WASHINGTON – The number of Americans seeking unemployment aid fell 22,000 last week to a seasonally adjusted 344,000, evidence that the job market may be picking up.
The four-week average of applications dropped 6,750 to 355,000, the Labor Department said Thursday.
Economists were mildly encouraged by the decline. It “suggests further healing in the labor markets,” Sal Guatieri, an economist at BMO Capital Markets, said in a note to clients.
Stronger hiring is one of the reasons economists expect growth is probably picking up in 2013 after a disappointing October-December quarter, when the economy barely grew.
Weekly applications are a proxy for layoffs. When they decline, it suggests companies are cutting fewer workers and may be more willing to hire.
Applications have fallen steadily in recent weeks. The four-week average has declined almost 11 percent since November. At the same time, employers have added an average of 200,000 jobs per month from November through January. That’s up from about 150,000 in the previous three months.
Groupon fires its founder, CEO Mason
NEW YORK – Struggling online deals pioneer Groupon has fired its quirky founder and CEO Andrew Mason amid worries that people are tiring of the online restaurant, spa and Botox deals that Groupon built its business on.
In a refreshingly candid memo to staff, Mason said Groupon’s employees “deserve the outside world to give you a second chance. I’m getting in the way of that. A fresh CEO earns you that chance.”
Shares jumped more than 4 percent in extended trading following Thursday’s announcement, which had been anticipated for months. Executive Chairman Eric Lefkofsky and Vice Chairman Ted Leonsis were appointed to the Office of the Chief Executive while a replacement is found.
Mason made no qualms about what had happened.
“I’ve decided that I’d like to spend more time with my family. Just kidding – I was fired today,” Mason, 32, wrote. “If you’re wondering why, you haven’t been paying attention.”

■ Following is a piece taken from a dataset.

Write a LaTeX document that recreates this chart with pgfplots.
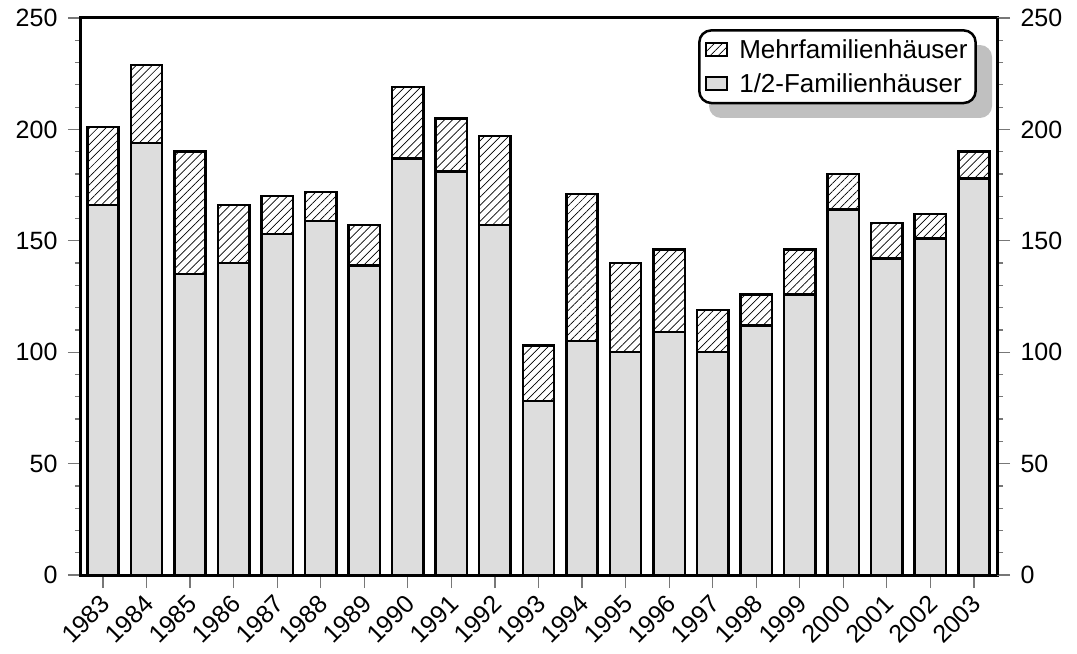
\documentclass[border=0pt]{standalone}
\usepackage{pgfplots}
\pgfplotsset{compat=1.18}
\usepackage{pgfplotstable}
\usepackage{fontspec}
\setmainfont{Liberation Sans}
\usetikzlibrary{patterns.meta}
\definecolor{barfill}{HTML}{DDDDDD}
\definecolor{shadowgray}{HTML}{C0C0C0}
\definecolor{tickgray}{HTML}{777777}

\pgfplotstableread{
x ein mehr
0 166 35
1 194 35
2 135 55
3 140 26
4 153 17
5 159 13
6 139 18
7 187 32
8 181 24
9 157 40
10 78 25
11 105 66
12 100 40
13 109 37
14 100 19
15 112 14
16 126 20
17 164 16
18 142 16
19 151 11
20 178 12
}\data

\newcommand{\tickfont}{\fontsize{25bp}{30bp}\selectfont}
\pgfplotsset{
  common/.style={
    width=916bp, height=557bp, scale only axis,
    xmin=-0.505, xmax=20.53, ymin=0, ymax=250,
    ytick={0,50,...,250}, minor y tick num=4,
    tick align=outside,
    major tick length=13bp, minor tick length=6bp,
    every tick/.style={tickgray, line width=1.2bp},
    /pgf/number format/assume math mode=true,
    axis line style={line width=3bp},
  }
}

\begin{document}
\begin{tikzpicture}
\begin{axis}[common,
  ybar stacked, bar width=0.72,
  xtick={0,...,20},
  xticklabels={1983,1984,1985,1986,1987,1988,1989,1990,1991,1992,1993,1994,1995,1996,1997,1998,1999,2000,2001,2002,2003},
  xtick pos=bottom, ytick pos=left,
  xticklabel style={font=\tickfont, xshift=5bp, yshift=-9bp, rotate=45, anchor=east},
  yticklabel style={font=\tickfont, xshift=-7bp},
  reverse legend,
  legend cell align=left,
  legend style={at={(0.978,0.980)}, anchor=north east,
    rounded corners=12bp, line width=2.5bp, draw=black, fill=white,
    font=\fontsize{26bp}{30bp}\selectfont,
    row sep=10bp, column sep=9bp, inner xsep=6bp, inner ysep=7bp},
  legend image code/.code={\draw[#1, sharp corners, line width=2bp] (0bp,-6.5bp) rectangle (21bp,6.5bp);},
]
\fill[shadowgray, rounded corners=12bp] (axis description cs:0.6856,0.8205) rectangle (axis description cs:0.9945,0.9515);
\addplot[draw=black, line width=2.5bp, fill=barfill] table[x=x,y=ein]{\data};
\addlegendentry{1/2-Familienhäuser}
\addplot[draw=black, line width=2.5bp, pattern={Lines[angle=45,distance=5.7bp,line width=0.7bp]}] table[x=x,y=mehr]{\data};
\addlegendentry{Mehrfamilienhäuser}
\coordinate (bl) at (rel axis cs:-0.0884,-0.140);
\coordinate (tr) at (rel axis cs:1.0873,1.0323);
\end{axis}
\begin{axis}[common,
  hide x axis, axis y line*=right,
  yticklabel style={font=\tickfont, xshift=7bp},
]
\end{axis}
\pgfresetboundingbox
\path (bl) rectangle (tr);
\end{tikzpicture}
\end{document}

‘Girls Gone Wild’ files for bankruptcy
LOS ANGELES – The company behind the “Girls Gone Wild” video empire has filed for bankruptcy in a move it says is an effort to restructure its legal affairs after several disputed court judgments.
GGW Brands LLC and several subsidiaries filed for Chapter 11 bankruptcy on Wednesday in Los Angeles, listing more than $16 million in disputed claims.
The largest claim is $10.3 million that Wynn Resorts Limited is seeking from the company for judgments entered against “Girls Gone Wild” founder Joe Francis over a gambling debt and statements he has made about the casino and its founder, Steve Wynn.
The figure does not include a $19 million judgment Wynn won against Francis in a slander trial last year. The case, which centered on Francis’ claims that Wynn threatened to kill him over the gambling debt, is being appealed.
“Girls Gone Wild remains strong as a company and strong financially,” the company said in a statement, likening itself to other businesses such as American Airlines and General Motors that have filed for bankruptcy to restructure. “The only reason Girls Gone Wild has elected to file for this reorganization is to re-structure its frivolous and burdensome legal affairs.”